Start Recorded information

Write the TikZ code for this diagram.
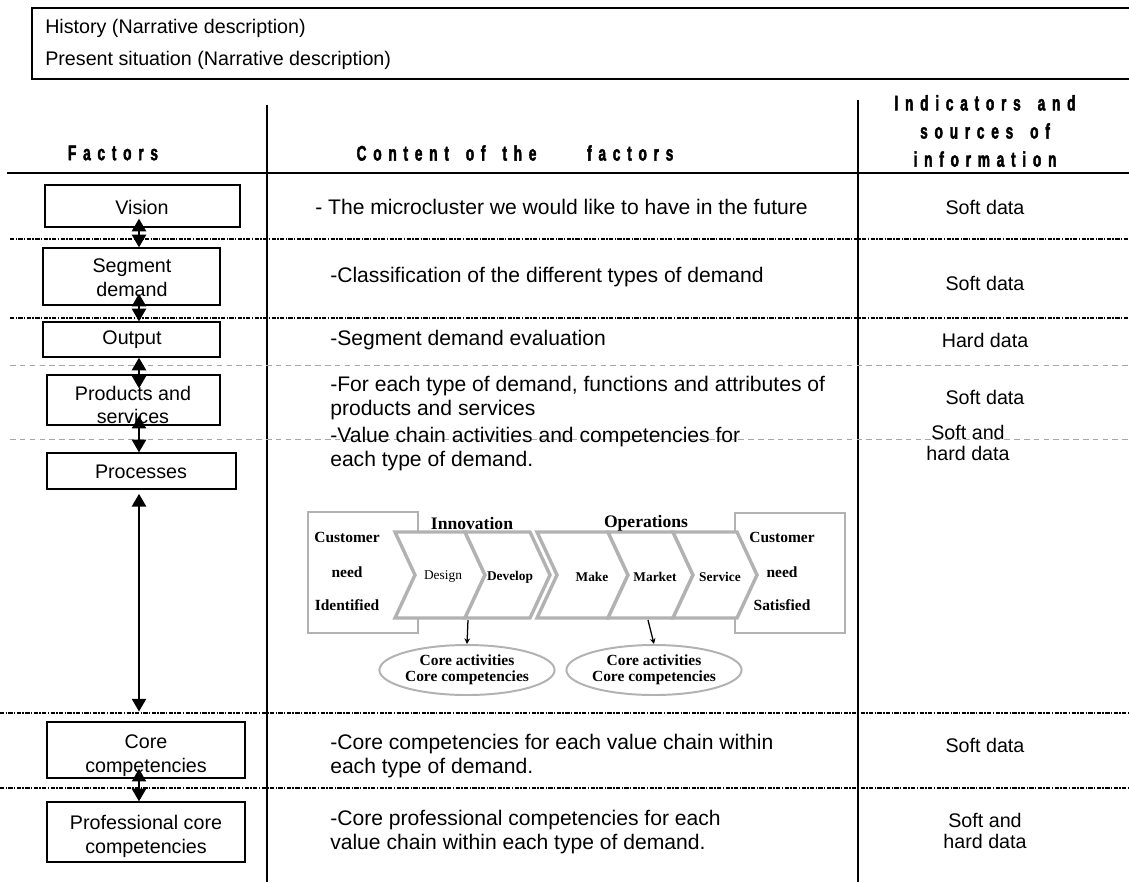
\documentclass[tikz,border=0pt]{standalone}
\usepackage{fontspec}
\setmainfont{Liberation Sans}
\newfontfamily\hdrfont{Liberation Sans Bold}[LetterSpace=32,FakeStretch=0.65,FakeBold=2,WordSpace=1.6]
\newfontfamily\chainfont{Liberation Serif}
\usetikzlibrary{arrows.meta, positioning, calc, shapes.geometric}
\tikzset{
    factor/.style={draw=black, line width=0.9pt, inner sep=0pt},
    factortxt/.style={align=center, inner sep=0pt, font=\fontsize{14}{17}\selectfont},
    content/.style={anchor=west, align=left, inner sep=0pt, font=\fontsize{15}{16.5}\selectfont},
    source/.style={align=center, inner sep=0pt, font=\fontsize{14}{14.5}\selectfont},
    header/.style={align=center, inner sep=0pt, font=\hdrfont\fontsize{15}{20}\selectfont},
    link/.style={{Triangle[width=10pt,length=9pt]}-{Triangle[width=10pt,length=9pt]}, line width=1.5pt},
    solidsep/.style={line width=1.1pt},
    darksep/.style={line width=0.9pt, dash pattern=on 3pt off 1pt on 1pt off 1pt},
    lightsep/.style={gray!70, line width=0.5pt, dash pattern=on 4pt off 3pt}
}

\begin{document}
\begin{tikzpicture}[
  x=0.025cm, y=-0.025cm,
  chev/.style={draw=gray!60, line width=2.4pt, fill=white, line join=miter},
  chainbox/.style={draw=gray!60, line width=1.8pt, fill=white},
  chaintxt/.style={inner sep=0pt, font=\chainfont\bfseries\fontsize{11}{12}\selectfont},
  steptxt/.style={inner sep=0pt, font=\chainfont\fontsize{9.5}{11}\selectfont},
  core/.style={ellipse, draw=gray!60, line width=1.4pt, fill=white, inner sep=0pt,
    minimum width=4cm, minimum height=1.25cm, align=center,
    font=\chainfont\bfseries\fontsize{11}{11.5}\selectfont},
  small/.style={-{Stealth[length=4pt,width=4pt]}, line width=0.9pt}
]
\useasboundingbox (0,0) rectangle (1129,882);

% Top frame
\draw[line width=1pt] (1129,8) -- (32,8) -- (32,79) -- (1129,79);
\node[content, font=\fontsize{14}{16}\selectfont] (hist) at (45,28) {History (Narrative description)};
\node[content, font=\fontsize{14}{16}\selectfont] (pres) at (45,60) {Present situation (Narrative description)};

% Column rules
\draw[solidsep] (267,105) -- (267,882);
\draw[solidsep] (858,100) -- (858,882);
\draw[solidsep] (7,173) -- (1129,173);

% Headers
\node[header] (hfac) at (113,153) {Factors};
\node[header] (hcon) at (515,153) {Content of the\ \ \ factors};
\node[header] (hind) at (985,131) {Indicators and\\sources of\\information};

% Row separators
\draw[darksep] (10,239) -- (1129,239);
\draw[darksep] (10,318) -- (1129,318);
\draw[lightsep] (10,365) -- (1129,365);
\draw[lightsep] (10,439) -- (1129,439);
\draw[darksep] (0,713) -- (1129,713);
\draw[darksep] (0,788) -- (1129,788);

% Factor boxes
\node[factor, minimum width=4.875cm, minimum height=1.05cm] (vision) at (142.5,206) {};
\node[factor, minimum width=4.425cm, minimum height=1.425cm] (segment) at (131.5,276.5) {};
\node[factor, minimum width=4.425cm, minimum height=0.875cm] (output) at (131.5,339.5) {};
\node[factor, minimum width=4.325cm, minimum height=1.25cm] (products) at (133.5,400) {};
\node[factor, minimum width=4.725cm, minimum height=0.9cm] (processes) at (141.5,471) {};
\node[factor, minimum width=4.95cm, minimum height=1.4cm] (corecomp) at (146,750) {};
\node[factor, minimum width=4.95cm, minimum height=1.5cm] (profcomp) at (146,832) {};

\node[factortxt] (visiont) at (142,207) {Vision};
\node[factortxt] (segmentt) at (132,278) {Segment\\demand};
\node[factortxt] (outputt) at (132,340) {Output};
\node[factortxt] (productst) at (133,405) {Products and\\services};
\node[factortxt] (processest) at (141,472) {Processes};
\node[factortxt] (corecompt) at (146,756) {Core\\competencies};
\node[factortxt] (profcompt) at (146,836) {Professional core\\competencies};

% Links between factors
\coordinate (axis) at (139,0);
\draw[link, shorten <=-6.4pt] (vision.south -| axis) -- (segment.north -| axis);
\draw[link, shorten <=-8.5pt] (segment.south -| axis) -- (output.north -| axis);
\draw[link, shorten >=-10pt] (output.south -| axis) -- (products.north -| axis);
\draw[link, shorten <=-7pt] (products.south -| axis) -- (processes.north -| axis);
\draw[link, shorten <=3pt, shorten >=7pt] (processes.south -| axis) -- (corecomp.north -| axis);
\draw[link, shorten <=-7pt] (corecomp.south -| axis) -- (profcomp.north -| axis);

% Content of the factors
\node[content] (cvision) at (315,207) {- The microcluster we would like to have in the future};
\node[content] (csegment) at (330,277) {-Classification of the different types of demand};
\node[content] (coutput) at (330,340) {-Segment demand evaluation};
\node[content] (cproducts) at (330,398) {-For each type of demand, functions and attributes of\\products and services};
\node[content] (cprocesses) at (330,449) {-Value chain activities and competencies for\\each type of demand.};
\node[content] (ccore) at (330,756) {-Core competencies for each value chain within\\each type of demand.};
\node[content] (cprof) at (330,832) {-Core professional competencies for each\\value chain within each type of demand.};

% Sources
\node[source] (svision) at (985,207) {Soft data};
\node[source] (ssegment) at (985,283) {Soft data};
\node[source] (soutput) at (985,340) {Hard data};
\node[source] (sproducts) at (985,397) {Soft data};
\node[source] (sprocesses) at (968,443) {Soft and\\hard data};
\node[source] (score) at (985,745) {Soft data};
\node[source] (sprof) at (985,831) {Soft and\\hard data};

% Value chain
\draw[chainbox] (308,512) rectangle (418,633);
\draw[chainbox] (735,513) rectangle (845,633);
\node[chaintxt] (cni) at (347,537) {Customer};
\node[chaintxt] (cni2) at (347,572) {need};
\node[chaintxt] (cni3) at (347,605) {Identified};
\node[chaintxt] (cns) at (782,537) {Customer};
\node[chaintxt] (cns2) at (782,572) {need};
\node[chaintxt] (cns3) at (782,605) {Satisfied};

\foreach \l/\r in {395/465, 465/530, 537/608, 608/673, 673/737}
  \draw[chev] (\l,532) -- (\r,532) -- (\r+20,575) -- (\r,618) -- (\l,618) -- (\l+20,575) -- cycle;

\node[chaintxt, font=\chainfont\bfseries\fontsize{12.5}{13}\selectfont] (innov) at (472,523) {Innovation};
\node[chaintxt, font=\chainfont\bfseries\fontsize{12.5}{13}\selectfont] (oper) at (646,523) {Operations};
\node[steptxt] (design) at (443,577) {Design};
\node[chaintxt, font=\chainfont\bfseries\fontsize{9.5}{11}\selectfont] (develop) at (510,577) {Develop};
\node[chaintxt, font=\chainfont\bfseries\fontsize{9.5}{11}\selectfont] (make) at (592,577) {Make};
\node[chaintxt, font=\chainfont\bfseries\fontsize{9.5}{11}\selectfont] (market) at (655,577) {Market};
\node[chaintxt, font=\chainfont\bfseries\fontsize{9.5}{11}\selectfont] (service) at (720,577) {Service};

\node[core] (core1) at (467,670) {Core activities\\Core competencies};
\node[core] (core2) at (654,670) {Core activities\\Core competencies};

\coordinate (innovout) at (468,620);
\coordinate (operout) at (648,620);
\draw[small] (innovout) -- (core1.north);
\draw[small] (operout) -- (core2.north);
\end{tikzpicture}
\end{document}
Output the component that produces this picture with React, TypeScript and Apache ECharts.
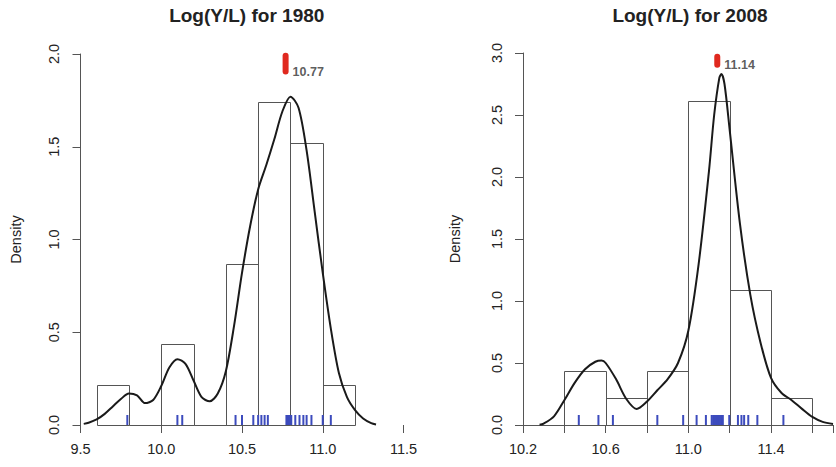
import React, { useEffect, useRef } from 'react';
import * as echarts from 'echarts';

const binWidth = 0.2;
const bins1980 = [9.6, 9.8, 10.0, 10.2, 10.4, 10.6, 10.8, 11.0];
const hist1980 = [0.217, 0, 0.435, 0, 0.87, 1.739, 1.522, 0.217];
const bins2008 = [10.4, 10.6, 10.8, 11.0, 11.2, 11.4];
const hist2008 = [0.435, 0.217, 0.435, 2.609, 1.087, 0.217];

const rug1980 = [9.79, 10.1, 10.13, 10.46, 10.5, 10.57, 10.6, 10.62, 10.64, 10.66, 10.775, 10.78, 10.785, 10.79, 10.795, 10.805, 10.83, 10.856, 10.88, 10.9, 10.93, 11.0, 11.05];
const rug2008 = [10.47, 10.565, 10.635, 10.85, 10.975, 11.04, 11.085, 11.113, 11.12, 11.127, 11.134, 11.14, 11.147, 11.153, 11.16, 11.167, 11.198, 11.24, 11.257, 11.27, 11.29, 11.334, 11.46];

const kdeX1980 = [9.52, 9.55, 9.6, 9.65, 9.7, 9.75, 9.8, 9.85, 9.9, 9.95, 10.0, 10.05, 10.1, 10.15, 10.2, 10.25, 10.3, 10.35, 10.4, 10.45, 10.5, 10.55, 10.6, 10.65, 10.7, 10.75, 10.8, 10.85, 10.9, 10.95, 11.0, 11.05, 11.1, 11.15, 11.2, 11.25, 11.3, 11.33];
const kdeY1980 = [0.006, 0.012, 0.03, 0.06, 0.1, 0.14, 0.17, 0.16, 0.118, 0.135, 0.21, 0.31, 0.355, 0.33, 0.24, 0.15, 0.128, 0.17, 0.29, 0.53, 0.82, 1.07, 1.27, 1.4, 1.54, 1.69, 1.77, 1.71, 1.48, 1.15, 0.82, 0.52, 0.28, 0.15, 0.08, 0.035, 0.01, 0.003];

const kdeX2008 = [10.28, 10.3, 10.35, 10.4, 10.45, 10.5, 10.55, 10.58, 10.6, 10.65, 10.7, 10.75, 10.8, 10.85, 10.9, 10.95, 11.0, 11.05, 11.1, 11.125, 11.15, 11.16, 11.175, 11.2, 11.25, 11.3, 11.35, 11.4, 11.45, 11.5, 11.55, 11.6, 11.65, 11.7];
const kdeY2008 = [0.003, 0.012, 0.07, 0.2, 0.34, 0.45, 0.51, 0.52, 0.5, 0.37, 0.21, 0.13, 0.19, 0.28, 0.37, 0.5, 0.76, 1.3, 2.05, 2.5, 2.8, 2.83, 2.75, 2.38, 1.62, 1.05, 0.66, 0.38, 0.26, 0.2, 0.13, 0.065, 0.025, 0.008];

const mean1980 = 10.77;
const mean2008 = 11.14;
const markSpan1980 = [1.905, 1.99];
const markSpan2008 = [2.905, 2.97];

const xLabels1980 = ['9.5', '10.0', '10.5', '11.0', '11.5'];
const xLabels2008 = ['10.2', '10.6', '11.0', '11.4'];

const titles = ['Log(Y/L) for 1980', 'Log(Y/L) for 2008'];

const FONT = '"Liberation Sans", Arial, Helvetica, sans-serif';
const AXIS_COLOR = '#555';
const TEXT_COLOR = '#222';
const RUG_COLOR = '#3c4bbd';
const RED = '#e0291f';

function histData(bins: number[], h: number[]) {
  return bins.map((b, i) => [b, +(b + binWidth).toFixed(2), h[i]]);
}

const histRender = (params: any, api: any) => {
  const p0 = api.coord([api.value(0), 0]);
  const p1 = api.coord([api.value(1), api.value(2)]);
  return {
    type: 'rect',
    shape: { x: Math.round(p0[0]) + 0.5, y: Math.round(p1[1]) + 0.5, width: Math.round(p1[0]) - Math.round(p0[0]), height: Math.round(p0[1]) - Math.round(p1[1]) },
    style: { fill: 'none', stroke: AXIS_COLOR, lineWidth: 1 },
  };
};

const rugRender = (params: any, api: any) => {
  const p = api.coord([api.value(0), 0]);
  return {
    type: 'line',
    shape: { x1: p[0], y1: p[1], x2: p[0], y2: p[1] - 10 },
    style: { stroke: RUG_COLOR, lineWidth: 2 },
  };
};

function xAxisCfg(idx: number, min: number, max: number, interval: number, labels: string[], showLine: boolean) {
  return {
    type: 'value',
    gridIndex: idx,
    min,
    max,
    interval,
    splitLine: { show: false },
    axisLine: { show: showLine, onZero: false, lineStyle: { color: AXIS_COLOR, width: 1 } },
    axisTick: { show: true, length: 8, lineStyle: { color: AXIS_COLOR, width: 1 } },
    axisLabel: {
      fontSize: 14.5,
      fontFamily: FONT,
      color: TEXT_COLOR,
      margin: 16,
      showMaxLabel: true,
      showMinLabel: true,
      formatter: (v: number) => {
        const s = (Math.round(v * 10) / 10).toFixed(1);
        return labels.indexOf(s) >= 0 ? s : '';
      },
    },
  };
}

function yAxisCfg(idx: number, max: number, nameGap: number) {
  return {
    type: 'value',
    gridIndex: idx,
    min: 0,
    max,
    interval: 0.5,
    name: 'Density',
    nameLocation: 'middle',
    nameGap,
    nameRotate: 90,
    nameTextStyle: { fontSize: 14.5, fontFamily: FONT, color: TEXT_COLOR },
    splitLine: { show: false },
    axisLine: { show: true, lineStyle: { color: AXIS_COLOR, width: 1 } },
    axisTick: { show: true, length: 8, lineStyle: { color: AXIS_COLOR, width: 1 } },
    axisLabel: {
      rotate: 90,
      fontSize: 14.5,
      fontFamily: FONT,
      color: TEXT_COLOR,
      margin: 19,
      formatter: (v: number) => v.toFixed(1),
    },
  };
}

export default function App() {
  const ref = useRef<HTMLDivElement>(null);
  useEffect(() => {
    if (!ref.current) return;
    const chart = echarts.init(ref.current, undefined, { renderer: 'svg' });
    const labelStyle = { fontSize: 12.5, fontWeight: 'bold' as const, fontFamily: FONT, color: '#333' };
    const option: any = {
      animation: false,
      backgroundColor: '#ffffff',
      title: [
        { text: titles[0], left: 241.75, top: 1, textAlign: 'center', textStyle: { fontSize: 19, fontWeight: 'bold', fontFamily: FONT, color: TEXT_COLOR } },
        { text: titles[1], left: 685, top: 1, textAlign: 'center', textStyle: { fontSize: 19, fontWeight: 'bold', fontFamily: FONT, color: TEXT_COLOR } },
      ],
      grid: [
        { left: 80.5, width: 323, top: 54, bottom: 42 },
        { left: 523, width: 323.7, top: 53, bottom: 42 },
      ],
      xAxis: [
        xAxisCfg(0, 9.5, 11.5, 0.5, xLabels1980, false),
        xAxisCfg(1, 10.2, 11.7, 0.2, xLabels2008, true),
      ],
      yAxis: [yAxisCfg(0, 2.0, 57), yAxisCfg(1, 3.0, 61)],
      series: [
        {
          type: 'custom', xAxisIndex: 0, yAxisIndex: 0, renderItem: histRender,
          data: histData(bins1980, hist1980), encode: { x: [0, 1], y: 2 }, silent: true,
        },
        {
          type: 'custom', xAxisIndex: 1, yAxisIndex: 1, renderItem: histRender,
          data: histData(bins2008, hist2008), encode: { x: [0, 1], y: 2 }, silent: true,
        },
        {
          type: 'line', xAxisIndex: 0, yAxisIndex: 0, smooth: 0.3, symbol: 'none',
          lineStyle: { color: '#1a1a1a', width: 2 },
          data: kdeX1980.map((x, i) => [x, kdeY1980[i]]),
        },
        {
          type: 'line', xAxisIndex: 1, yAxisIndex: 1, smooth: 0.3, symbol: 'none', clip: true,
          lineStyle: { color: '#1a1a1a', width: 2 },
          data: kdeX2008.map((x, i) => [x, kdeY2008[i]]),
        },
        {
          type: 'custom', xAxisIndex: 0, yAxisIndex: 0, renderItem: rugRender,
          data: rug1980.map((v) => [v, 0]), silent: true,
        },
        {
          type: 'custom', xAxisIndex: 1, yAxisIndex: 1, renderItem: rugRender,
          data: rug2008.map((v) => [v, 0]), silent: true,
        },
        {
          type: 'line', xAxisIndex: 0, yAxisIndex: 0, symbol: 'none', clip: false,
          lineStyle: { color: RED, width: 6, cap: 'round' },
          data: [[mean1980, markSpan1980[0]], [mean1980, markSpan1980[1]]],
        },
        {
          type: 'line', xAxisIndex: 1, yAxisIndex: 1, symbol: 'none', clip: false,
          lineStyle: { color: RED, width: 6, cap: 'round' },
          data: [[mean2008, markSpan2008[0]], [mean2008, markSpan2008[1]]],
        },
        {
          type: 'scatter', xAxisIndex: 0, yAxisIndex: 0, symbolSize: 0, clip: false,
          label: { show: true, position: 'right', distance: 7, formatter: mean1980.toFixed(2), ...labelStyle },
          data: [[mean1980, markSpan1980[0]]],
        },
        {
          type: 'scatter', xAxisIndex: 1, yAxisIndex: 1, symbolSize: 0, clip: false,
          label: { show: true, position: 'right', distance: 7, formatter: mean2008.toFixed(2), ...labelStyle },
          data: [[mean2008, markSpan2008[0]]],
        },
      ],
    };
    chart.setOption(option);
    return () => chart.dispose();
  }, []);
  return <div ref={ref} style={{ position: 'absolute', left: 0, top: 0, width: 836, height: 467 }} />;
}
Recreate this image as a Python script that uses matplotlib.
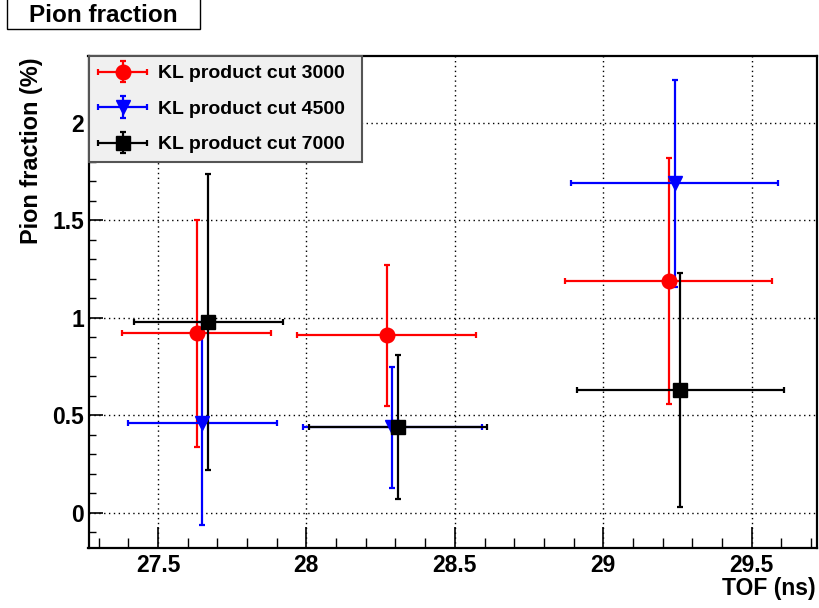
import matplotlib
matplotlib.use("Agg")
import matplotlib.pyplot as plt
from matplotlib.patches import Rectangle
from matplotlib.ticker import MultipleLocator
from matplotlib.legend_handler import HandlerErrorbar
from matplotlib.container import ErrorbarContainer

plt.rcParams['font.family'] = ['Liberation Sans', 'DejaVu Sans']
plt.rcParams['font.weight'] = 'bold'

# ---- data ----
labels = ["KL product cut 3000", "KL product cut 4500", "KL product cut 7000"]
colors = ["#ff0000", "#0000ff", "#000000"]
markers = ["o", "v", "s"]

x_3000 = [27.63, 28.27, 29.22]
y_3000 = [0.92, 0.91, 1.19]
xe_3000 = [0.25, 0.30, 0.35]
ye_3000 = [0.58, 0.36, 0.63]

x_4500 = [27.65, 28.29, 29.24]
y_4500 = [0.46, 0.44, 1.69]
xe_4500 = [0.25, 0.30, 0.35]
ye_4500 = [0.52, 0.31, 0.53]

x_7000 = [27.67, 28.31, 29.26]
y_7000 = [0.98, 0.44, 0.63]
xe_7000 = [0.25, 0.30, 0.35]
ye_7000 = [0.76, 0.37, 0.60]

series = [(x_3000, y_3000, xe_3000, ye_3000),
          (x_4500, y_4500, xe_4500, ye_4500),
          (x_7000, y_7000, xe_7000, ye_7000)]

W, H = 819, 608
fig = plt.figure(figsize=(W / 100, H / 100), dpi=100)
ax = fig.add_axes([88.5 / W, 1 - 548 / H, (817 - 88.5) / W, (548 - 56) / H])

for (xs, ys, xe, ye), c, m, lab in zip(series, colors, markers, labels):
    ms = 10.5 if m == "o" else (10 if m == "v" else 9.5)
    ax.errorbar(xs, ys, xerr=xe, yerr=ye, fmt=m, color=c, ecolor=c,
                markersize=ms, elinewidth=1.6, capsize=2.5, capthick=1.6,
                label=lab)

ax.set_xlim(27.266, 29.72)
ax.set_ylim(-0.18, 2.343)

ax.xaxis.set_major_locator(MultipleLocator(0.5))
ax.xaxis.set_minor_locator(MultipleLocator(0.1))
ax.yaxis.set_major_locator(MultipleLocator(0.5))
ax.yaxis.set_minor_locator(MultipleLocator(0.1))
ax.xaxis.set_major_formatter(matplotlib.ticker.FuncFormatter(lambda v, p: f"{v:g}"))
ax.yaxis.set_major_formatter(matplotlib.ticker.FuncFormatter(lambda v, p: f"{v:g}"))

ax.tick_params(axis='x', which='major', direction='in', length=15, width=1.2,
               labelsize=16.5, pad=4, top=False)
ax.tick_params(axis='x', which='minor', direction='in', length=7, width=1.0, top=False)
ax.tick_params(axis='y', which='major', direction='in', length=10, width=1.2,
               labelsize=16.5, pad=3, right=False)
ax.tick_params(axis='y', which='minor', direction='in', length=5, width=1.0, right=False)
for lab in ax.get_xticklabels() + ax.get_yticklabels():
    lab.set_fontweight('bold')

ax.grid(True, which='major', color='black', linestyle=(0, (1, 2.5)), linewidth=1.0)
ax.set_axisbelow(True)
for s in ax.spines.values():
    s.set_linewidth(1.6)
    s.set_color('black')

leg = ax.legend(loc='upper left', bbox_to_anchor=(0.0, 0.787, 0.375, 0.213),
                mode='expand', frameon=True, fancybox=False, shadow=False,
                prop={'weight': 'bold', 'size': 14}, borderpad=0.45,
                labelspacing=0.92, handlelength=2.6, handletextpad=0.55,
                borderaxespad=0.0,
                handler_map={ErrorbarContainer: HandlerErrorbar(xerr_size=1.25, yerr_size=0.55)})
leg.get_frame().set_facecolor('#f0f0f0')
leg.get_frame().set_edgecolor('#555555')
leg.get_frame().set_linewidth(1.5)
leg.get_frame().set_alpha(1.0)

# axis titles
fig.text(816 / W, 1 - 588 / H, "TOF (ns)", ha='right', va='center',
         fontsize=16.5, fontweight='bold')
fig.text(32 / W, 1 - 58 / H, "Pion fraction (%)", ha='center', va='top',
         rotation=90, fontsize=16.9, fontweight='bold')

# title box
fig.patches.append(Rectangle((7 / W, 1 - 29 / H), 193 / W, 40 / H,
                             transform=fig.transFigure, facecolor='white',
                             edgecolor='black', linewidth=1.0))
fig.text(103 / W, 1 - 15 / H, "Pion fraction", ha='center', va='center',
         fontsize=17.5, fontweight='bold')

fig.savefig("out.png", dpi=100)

End Recorded information

▶ Written exercise:
Give back, unchanged, each line from the one containing "Output the component" through the one containing "import * as echarts from 'echarts';". Pictures are to be left out.

▶ In response:
Output the component that produces this picture with React, TypeScript and Apache ECharts.
import React, { useEffect, useRef } from 'react';
import * as echarts from 'echarts';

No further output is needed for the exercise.